- **REQUIREMENTS**: Reproduce verbatim the lines up to and including the one with "13, 11.7, 11]", starting from the first.
[BEGIN DATA ROWS]
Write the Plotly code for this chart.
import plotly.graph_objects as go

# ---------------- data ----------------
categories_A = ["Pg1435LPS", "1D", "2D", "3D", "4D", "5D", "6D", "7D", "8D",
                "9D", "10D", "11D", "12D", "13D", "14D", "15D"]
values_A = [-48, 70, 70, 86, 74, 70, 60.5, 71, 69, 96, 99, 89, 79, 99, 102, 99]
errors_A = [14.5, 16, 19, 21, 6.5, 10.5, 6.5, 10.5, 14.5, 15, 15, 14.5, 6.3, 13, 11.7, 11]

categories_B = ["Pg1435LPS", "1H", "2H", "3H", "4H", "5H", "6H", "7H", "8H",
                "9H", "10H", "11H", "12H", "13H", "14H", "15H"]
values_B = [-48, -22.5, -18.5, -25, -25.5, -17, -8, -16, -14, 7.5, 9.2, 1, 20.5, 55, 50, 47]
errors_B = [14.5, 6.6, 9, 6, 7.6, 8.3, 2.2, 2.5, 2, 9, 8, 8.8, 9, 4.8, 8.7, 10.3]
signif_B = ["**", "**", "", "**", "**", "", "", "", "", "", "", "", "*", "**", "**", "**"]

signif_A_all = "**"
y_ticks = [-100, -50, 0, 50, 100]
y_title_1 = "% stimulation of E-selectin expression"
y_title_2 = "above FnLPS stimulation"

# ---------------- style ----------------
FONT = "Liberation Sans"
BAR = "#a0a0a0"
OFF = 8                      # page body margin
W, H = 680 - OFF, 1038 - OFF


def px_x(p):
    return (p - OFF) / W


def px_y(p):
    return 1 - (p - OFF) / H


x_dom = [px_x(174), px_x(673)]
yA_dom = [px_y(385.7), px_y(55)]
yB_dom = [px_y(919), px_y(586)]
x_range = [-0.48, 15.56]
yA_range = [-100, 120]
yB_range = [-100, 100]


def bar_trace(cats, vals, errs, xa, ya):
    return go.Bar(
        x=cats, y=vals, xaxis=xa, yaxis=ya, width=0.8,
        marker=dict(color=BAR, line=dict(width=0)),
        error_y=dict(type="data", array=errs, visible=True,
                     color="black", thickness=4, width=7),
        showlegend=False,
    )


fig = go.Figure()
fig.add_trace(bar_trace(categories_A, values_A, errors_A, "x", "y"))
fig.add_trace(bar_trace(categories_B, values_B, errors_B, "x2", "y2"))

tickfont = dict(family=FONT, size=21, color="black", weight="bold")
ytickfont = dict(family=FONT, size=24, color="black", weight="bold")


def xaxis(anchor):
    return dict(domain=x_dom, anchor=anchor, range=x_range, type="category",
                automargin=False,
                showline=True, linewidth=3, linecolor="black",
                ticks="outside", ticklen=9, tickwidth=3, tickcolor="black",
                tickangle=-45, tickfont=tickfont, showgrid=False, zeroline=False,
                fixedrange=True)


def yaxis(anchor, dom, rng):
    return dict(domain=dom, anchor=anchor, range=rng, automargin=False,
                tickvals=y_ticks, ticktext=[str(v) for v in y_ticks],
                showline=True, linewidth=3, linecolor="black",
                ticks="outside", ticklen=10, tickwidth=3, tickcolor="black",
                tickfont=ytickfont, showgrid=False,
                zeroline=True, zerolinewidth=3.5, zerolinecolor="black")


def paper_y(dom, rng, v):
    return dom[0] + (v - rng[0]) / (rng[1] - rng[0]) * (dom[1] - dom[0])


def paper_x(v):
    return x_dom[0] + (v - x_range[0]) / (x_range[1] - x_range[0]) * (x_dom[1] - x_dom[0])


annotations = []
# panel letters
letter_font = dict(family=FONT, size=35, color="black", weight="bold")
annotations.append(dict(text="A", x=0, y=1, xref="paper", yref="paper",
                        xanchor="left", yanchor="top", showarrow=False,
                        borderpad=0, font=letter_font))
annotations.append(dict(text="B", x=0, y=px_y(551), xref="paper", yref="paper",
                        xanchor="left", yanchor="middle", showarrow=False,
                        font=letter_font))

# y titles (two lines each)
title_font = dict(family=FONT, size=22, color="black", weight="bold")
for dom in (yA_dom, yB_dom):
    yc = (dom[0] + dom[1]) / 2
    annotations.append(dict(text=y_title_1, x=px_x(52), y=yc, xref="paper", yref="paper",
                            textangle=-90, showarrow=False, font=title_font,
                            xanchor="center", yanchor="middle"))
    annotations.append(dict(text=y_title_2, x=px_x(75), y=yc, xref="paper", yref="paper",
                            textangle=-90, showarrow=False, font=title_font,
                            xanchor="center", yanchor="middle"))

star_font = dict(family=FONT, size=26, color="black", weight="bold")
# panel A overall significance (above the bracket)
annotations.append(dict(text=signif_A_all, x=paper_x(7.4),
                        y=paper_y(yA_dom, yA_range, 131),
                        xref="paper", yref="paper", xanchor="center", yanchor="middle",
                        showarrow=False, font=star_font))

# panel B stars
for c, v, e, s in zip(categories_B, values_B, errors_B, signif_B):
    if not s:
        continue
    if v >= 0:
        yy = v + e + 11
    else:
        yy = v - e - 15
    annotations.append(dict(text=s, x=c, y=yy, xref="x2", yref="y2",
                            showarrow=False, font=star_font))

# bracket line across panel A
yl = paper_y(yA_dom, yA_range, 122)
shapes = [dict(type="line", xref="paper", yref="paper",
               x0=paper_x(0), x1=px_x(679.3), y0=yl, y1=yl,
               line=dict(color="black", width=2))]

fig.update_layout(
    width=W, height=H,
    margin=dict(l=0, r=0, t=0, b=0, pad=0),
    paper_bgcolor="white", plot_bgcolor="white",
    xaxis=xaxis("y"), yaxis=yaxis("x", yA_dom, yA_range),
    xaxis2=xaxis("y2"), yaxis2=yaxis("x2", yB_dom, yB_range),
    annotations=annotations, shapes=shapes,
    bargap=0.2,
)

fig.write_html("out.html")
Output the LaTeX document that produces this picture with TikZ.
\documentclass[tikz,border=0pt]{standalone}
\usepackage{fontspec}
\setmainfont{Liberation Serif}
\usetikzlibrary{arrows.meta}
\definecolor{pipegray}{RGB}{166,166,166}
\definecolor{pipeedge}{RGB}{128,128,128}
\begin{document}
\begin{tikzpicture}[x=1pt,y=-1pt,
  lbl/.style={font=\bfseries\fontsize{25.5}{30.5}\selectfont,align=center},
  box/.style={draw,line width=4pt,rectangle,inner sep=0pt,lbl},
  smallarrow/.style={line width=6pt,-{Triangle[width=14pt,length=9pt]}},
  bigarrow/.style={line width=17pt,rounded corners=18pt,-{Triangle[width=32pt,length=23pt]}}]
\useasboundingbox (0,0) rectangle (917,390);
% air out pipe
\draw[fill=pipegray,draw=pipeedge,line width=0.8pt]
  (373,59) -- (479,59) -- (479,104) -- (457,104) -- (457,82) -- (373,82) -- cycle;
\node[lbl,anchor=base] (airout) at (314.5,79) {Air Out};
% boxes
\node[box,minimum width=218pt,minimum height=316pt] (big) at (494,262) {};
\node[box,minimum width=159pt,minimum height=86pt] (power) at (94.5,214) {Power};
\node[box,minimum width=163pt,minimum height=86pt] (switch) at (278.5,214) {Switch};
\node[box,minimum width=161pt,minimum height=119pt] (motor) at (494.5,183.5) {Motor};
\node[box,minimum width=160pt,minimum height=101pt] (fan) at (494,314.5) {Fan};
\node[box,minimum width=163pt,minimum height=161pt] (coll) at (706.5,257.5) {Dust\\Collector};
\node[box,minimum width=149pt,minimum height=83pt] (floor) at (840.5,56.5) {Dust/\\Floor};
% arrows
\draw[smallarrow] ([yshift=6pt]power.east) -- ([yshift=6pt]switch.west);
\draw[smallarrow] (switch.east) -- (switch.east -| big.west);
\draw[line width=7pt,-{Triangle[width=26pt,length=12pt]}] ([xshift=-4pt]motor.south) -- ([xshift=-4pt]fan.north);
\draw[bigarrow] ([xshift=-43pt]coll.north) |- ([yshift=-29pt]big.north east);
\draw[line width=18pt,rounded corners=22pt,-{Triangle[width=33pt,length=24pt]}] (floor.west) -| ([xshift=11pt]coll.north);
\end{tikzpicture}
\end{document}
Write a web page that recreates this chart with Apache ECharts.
[END DATA ROWS]
- **EXERCISE ANSWER**:
Write the Plotly code for this chart.
import plotly.graph_objects as go

# ---------------- data ----------------
categories_A = ["Pg1435LPS", "1D", "2D", "3D", "4D", "5D", "6D", "7D", "8D",
                "9D", "10D", "11D", "12D", "13D", "14D", "15D"]
values_A = [-48, 70, 70, 86, 74, 70, 60.5, 71, 69, 96, 99, 89, 79, 99, 102, 99]
errors_A = [14.5, 16, 19, 21, 6.5, 10.5, 6.5, 10.5, 14.5, 15, 15, 14.5, 6.3, 13, 11.7, 11]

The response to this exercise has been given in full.